### Objective
Images should be left out, and everything else in the listing reproduced exactly.

### Dataset excerpt
□ □ □ □ □

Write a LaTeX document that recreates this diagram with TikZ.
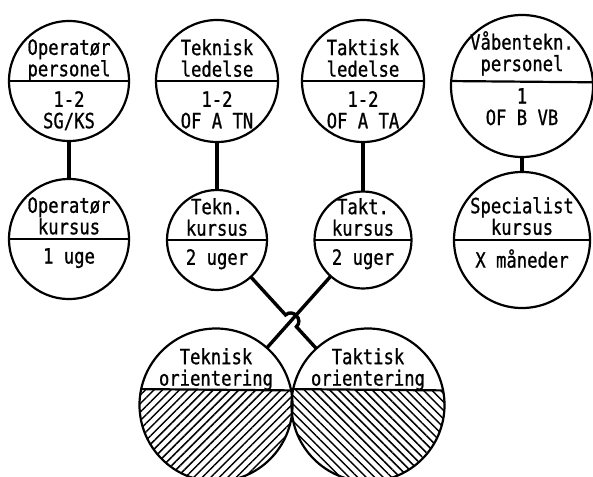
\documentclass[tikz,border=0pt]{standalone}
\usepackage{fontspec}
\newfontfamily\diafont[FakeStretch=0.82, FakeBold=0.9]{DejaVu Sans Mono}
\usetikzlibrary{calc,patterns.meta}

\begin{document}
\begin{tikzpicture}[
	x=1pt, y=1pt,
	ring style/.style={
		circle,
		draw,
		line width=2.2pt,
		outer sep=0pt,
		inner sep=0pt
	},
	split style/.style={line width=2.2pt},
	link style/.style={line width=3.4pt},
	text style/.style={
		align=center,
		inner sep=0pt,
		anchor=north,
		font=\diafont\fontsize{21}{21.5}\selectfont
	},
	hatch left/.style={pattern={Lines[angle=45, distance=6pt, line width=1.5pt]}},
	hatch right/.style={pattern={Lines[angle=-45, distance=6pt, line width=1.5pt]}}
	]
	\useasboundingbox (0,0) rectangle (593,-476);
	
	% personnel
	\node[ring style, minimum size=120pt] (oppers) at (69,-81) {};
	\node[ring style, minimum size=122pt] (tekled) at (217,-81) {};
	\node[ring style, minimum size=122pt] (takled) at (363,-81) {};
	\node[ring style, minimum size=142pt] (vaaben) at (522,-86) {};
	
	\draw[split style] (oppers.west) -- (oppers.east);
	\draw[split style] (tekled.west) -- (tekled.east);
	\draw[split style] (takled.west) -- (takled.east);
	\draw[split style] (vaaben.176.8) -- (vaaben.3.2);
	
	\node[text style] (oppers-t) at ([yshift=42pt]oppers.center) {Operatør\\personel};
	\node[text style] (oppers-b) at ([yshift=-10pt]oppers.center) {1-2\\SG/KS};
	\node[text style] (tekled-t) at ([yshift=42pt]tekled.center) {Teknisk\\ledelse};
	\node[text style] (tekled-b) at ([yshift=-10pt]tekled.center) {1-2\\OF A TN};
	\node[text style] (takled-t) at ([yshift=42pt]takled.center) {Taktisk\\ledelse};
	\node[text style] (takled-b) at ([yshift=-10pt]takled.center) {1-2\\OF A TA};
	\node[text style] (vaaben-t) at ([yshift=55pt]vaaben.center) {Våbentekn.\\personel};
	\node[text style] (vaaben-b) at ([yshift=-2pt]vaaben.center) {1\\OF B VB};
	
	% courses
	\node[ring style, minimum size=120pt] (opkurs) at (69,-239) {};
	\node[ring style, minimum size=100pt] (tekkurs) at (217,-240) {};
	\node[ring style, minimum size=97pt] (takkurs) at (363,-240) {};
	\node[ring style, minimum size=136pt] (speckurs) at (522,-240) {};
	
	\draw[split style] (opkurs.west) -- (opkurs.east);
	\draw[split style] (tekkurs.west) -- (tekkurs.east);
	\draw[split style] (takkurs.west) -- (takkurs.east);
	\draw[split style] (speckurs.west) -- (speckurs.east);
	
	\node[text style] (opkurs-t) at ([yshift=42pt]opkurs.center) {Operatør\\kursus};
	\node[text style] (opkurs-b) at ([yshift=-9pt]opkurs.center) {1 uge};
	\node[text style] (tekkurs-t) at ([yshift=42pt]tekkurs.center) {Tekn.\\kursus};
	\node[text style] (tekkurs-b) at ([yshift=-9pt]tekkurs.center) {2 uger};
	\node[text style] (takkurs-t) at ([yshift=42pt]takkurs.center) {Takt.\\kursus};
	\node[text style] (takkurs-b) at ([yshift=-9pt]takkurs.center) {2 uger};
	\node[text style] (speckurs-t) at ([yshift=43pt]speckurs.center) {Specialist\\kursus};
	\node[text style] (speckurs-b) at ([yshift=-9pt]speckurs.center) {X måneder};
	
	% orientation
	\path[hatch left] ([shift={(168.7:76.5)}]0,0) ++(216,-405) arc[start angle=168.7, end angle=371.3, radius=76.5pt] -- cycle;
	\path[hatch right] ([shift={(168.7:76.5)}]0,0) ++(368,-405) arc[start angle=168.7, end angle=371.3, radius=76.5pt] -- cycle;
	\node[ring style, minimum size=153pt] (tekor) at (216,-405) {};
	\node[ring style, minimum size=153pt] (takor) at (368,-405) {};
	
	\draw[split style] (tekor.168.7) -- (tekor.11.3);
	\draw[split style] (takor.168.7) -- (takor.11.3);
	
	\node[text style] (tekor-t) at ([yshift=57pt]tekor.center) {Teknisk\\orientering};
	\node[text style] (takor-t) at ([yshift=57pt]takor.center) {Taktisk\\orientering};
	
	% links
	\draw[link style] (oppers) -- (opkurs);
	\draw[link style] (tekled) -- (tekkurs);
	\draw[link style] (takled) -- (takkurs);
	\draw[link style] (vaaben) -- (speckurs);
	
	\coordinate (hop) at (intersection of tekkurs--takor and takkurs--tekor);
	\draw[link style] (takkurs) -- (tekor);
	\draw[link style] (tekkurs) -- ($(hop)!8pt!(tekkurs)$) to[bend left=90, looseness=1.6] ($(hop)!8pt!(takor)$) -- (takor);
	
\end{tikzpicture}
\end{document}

□ □ □ □ □

### Written answer
Write a LaTeX document that recreates this diagram with TikZ.
\documentclass[tikz,border=0pt]{standalone}
\usepackage{fontspec}
\newfontfamily\diafont[FakeStretch=0.82, FakeBold=0.9]{DejaVu Sans Mono}
\usetikzlibrary{calc,patterns.meta}

\begin{document}
\begin{tikzpicture}[
	x=1pt, y=1pt,
	ring style/.style={
		circle,
		draw,
		line width=2.2pt,
		outer sep=0pt,
		inner sep=0pt
	},
	split style/.style={line width=2.2pt},
	link style/.style={line width=3.4pt},
	text style/.style={
		align=center,
		inner sep=0pt,
		anchor=north,
		font=\diafont\fontsize{21}{21.5}\selectfont
	},
	hatch left/.style={pattern={Lines[angle=45, distance=6pt, line width=1.5pt]}},
	hatch right/.style={pattern={Lines[angle=-45, distance=6pt, line width=1.5pt]}}
	]
	\useasboundingbox (0,0) rectangle (593,-476);
	
	% personnel
	\node[ring style, minimum size=120pt] (oppers) at (69,-81) {};
	\node[ring style, minimum size=122pt] (tekled) at (217,-81) {};
	\node[ring style, minimum size=122pt] (takled) at (363,-81) {};
	\node[ring style, minimum size=142pt] (vaaben) at (522,-86) {};
	
	\draw[split style] (oppers.west) -- (oppers.east);
	\draw[split style] (tekled.west) -- (tekled.east);
	\draw[split style] (takled.west) -- (takled.east);
	\draw[split style] (vaaben.176.8) -- (vaaben.3.2);
	
	\node[text style] (oppers-t) at ([yshift=42pt]oppers.center) {Operatør\\personel};
	\node[text style] (oppers-b) at ([yshift=-10pt]oppers.center) {1-2\\SG/KS};
	\node[text style] (tekled-t) at ([yshift=42pt]tekled.center) {Teknisk\\ledelse};
	\node[text style] (tekled-b) at ([yshift=-10pt]tekled.center) {1-2\\OF A TN};
	\node[text style] (takled-t) at ([yshift=42pt]takled.center) {Taktisk\\ledelse};
	\node[text style] (takled-b) at ([yshift=-10pt]takled.center) {1-2\\OF A TA};
	\node[text style] (vaaben-t) at ([yshift=55pt]vaaben.center) {Våbentekn.\\personel};
	\node[text style] (vaaben-b) at ([yshift=-2pt]vaaben.center) {1\\OF B VB};
	
	% courses
	\node[ring style, minimum size=120pt] (opkurs) at (69,-239) {};
	\node[ring style, minimum size=100pt] (tekkurs) at (217,-240) {};
	\node[ring style, minimum size=97pt] (takkurs) at (363,-240) {};
	\node[ring style, minimum size=136pt] (speckurs) at (522,-240) {};
	
	\draw[split style] (opkurs.west) -- (opkurs.east);
	\draw[split style] (tekkurs.west) -- (tekkurs.east);
	\draw[split style] (takkurs.west) -- (takkurs.east);
	\draw[split style] (speckurs.west) -- (speckurs.east);
	
	\node[text style] (opkurs-t) at ([yshift=42pt]opkurs.center) {Operatør\\kursus};
	\node[text style] (opkurs-b) at ([yshift=-9pt]opkurs.center) {1 uge};
	\node[text style] (tekkurs-t) at ([yshift=42pt]tekkurs.center) {Tekn.\\kursus};
	\node[text style] (tekkurs-b) at ([yshift=-9pt]tekkurs.center) {2 uger};
	\node[text style] (takkurs-t) at ([yshift=42pt]takkurs.center) {Takt.\\kursus};
	\node[text style] (takkurs-b) at ([yshift=-9pt]takkurs.center) {2 uger};
	\node[text style] (speckurs-t) at ([yshift=43pt]speckurs.center) {Specialist\\kursus};
	\node[text style] (speckurs-b) at ([yshift=-9pt]speckurs.center) {X måneder};
	
	% orientation
	\path[hatch left] ([shift={(168.7:76.5)}]0,0) ++(216,-405) arc[start angle=168.7, end angle=371.3, radius=76.5pt] -- cycle;
	\path[hatch right] ([shift={(168.7:76.5)}]0,0) ++(368,-405) arc[start angle=168.7, end angle=371.3, radius=76.5pt] -- cycle;
	\node[ring style, minimum size=153pt] (tekor) at (216,-405) {};
	\node[ring style, minimum size=153pt] (takor) at (368,-405) {};
	
	\draw[split style] (tekor.168.7) -- (tekor.11.3);
	\draw[split style] (takor.168.7) -- (takor.11.3);
	
	\node[text style] (tekor-t) at ([yshift=57pt]tekor.center) {Teknisk\\orientering};
	\node[text style] (takor-t) at ([yshift=57pt]takor.center) {Taktisk\\orientering};
	
	% links
	\draw[link style] (oppers) -- (opkurs);
	\draw[link style] (tekled) -- (tekkurs);
	\draw[link style] (takled) -- (takkurs);
	\draw[link style] (vaaben) -- (speckurs);
	
	\coordinate (hop) at (intersection of tekkurs--takor and takkurs--tekor);
	\draw[link style] (takkurs) -- (tekor);
	\draw[link style] (tekkurs) -- ($(hop)!8pt!(tekkurs)$) to[bend left=90, looseness=1.6] ($(hop)!8pt!(takor)$) -- (takor);
	
\end{tikzpicture}
\end{document}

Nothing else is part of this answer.